**Exercise goal**.
Copy each line exactly. Drop every picture.

BEGIN Material

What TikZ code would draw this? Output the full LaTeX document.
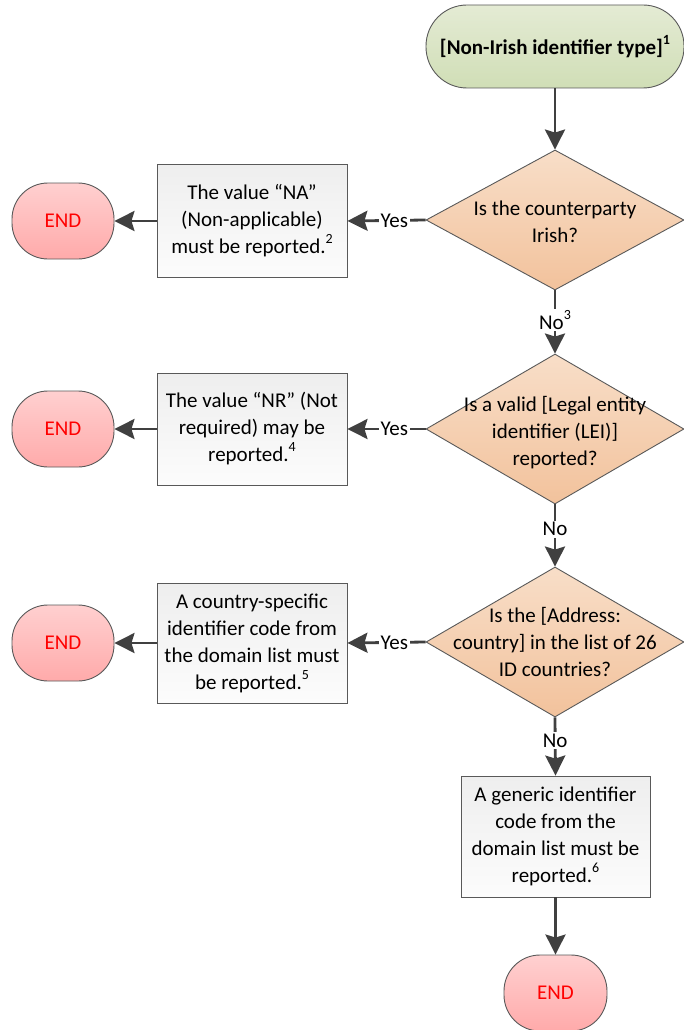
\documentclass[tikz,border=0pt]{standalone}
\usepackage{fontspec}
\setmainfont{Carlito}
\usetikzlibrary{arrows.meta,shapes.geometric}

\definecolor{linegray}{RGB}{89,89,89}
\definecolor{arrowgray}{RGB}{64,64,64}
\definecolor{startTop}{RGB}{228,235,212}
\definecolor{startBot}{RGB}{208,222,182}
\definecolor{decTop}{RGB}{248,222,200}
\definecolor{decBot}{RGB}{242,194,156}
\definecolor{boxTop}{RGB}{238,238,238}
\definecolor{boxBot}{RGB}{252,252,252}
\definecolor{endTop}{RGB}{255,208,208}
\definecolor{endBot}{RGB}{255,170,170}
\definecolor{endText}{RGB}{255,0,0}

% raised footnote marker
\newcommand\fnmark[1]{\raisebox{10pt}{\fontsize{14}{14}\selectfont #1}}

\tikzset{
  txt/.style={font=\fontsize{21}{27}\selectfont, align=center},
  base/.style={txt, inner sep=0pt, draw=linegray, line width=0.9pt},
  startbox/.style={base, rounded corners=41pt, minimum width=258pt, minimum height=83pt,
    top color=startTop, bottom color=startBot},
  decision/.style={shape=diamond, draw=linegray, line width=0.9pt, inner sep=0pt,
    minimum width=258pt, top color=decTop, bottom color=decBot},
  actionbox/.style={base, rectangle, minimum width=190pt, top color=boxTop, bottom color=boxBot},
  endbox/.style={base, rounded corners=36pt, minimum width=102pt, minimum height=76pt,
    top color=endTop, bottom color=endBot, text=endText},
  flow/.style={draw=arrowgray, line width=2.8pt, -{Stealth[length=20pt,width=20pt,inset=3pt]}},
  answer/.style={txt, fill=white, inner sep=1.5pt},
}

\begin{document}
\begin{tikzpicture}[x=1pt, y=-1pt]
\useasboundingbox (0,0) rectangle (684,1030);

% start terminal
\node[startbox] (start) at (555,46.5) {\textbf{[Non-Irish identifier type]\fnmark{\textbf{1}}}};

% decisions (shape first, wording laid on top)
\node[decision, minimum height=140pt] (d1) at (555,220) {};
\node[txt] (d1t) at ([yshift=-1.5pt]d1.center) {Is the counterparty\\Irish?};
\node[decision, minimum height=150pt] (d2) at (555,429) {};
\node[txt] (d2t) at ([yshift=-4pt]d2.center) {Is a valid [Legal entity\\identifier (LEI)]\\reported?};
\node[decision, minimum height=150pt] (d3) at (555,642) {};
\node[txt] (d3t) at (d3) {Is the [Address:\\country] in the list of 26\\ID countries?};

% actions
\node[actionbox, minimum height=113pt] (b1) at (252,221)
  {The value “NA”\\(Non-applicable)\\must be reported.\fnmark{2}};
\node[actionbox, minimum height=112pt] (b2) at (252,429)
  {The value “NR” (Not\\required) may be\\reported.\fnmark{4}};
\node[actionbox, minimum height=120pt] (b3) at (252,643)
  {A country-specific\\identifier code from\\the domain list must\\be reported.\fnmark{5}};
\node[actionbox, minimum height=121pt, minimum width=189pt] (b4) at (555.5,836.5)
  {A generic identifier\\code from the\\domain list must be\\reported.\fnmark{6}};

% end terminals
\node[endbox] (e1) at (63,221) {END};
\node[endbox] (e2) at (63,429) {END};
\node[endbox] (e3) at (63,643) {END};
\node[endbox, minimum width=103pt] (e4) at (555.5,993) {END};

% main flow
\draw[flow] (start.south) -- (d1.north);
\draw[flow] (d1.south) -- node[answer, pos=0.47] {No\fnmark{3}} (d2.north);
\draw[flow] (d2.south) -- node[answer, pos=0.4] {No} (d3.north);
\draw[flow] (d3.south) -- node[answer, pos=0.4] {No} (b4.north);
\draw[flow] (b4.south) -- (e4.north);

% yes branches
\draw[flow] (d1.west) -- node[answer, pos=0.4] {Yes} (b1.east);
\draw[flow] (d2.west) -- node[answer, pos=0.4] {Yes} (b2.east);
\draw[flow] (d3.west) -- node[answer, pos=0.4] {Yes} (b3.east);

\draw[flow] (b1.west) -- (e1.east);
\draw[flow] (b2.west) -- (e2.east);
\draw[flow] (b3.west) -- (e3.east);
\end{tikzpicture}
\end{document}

END Material

**Solved problem**.
What TikZ code would draw this? Output the full LaTeX document.
\documentclass[tikz,border=0pt]{standalone}
\usepackage{fontspec}
\setmainfont{Carlito}
\usetikzlibrary{arrows.meta,shapes.geometric}

\definecolor{linegray}{RGB}{89,89,89}
\definecolor{arrowgray}{RGB}{64,64,64}
\definecolor{startTop}{RGB}{228,235,212}
\definecolor{startBot}{RGB}{208,222,182}
\definecolor{decTop}{RGB}{248,222,200}
\definecolor{decBot}{RGB}{242,194,156}
\definecolor{boxTop}{RGB}{238,238,238}
\definecolor{boxBot}{RGB}{252,252,252}
\definecolor{endTop}{RGB}{255,208,208}
\definecolor{endBot}{RGB}{255,170,170}
\definecolor{endText}{RGB}{255,0,0}

% raised footnote marker
\newcommand\fnmark[1]{\raisebox{10pt}{\fontsize{14}{14}\selectfont #1}}

\tikzset{
  txt/.style={font=\fontsize{21}{27}\selectfont, align=center},
  base/.style={txt, inner sep=0pt, draw=linegray, line width=0.9pt},
  startbox/.style={base, rounded corners=41pt, minimum width=258pt, minimum height=83pt,
    top color=startTop, bottom color=startBot},
  decision/.style={shape=diamond, draw=linegray, line width=0.9pt, inner sep=0pt,
    minimum width=258pt, top color=decTop, bottom color=decBot},
  actionbox/.style={base, rectangle, minimum width=190pt, top color=boxTop, bottom color=boxBot},
  endbox/.style={base, rounded corners=36pt, minimum width=102pt, minimum height=76pt,
    top color=endTop, bottom color=endBot, text=endText},
  flow/.style={draw=arrowgray, line width=2.8pt, -{Stealth[length=20pt,width=20pt,inset=3pt]}},
  answer/.style={txt, fill=white, inner sep=1.5pt},
}

\begin{document}
\begin{tikzpicture}[x=1pt, y=-1pt]
\useasboundingbox (0,0) rectangle (684,1030);

% start terminal
\node[startbox] (start) at (555,46.5) {\textbf{[Non-Irish identifier type]\fnmark{\textbf{1}}}};

% decisions (shape first, wording laid on top)
\node[decision, minimum height=140pt] (d1) at (555,220) {};
\node[txt] (d1t) at ([yshift=-1.5pt]d1.center) {Is the counterparty\\Irish?};
\node[decision, minimum height=150pt] (d2) at (555,429) {};
\node[txt] (d2t) at ([yshift=-4pt]d2.center) {Is a valid [Legal entity\\identifier (LEI)]\\reported?};
\node[decision, minimum height=150pt] (d3) at (555,642) {};
\node[txt] (d3t) at (d3) {Is the [Address:\\country] in the list of 26\\ID countries?};

% actions
\node[actionbox, minimum height=113pt] (b1) at (252,221)
  {The value “NA”\\(Non-applicable)\\must be reported.\fnmark{2}};
\node[actionbox, minimum height=112pt] (b2) at (252,429)
  {The value “NR” (Not\\required) may be\\reported.\fnmark{4}};
\node[actionbox, minimum height=120pt] (b3) at (252,643)
  {A country-specific\\identifier code from\\the domain list must\\be reported.\fnmark{5}};
\node[actionbox, minimum height=121pt, minimum width=189pt] (b4) at (555.5,836.5)
  {A generic identifier\\code from the\\domain list must be\\reported.\fnmark{6}};

% end terminals
\node[endbox] (e1) at (63,221) {END};
\node[endbox] (e2) at (63,429) {END};
\node[endbox] (e3) at (63,643) {END};
\node[endbox, minimum width=103pt] (e4) at (555.5,993) {END};

% main flow
\draw[flow] (start.south) -- (d1.north);
\draw[flow] (d1.south) -- node[answer, pos=0.47] {No\fnmark{3}} (d2.north);
\draw[flow] (d2.south) -- node[answer, pos=0.4] {No} (d3.north);
\draw[flow] (d3.south) -- node[answer, pos=0.4] {No} (b4.north);
\draw[flow] (b4.south) -- (e4.north);

% yes branches
\draw[flow] (d1.west) -- node[answer, pos=0.4] {Yes} (b1.east);
\draw[flow] (d2.west) -- node[answer, pos=0.4] {Yes} (b2.east);
\draw[flow] (d3.west) -- node[answer, pos=0.4] {Yes} (b3.east);

\draw[flow] (b1.west) -- (e1.east);
\draw[flow] (b2.west) -- (e2.east);
\draw[flow] (b3.west) -- (e3.east);
\end{tikzpicture}
\end{document}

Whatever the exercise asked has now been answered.